Scientists Present Novel Paradigm in Preclinical Cardiovascular Investigations

Two new publications featured this month in Frontiers in Physiology present powerful new higher throughput strategies revealing significant differences in individual myocyte contractile properties.

Published earlier this month, Wright et al (https://www.frontiersin.org/articles/10.3389/fphys.2020.00612/full) from Imperial College London demonstrate the power of higher throughput calcium and contractility studies using an IonOptix MultiCell System (https://www.ionoptix.com/products/systems/multicell-high-throughput-system/). The authors employed a paradigm-shifting approach to data collection made possible by MultiCell's rapid data collection and repeated measures. Addressing one of the most common issues plaguing data reproducibility, their higher throughput data acquisition also allowed more robust advanced statistical algorithms that address species-dependent variability among myocyte populations.

"The introduction of a high-throughput method for measuring myocyte contractility and Ca2+ transients has the potential to revolutionize the study of cardiomyocyte pharmacology, physiology, and pathophysiology." – Wright et al.
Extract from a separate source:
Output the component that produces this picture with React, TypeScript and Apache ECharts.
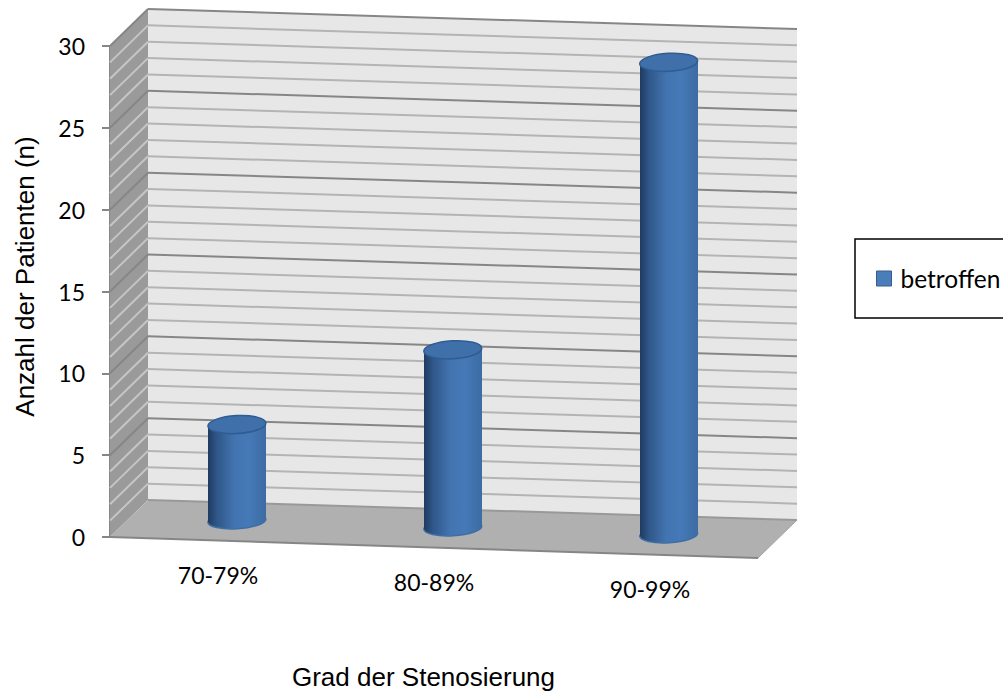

Published just last week, Nollet et al (https://www.frontiersin.org/articles/10.3389/fphys.2020.00815/full)  from Amsterdam UMC analyzed data from over 2,000 myocytes to address discrepancies among various regions within the heart. They observed profound differences between atrial and ventricular myocytes as expected. Individual ventricular myocyte contractile properties, however, were much harder to discern given the heterogeneity of those populations. But, aided by large datasets, they were able to demonstrate subtle but significant interventricular differences in shortening amplitude and velocity between right and left ventricles. Interestingly, myocytes from the interventricular septum behaved like those from the left ventricle despite being comprised of myocytes stemming from progenitors of both left and right ventricles. The authors also used their large datasets to show strong correlation between contraction and relaxation velocities as well as fractional shortening among all populations.

“Taken together, our study highlights the importance of extensive, unbiased sampling when performing studies on cardiomyocyte contractility.” – Nollet et al.

These studies represent a sizable shift in the approach scientists are taking towards functional studies in isolated cardiac myocytes. By collecting and analyzing larger datasets, researchers are now able to discern more subtle differences in contractile performance from within heterogeneous myocyte populations. This methodological leap forward will allow investigators to perform more comprehensive studies while also promising better reliability and reproducibility in future studies.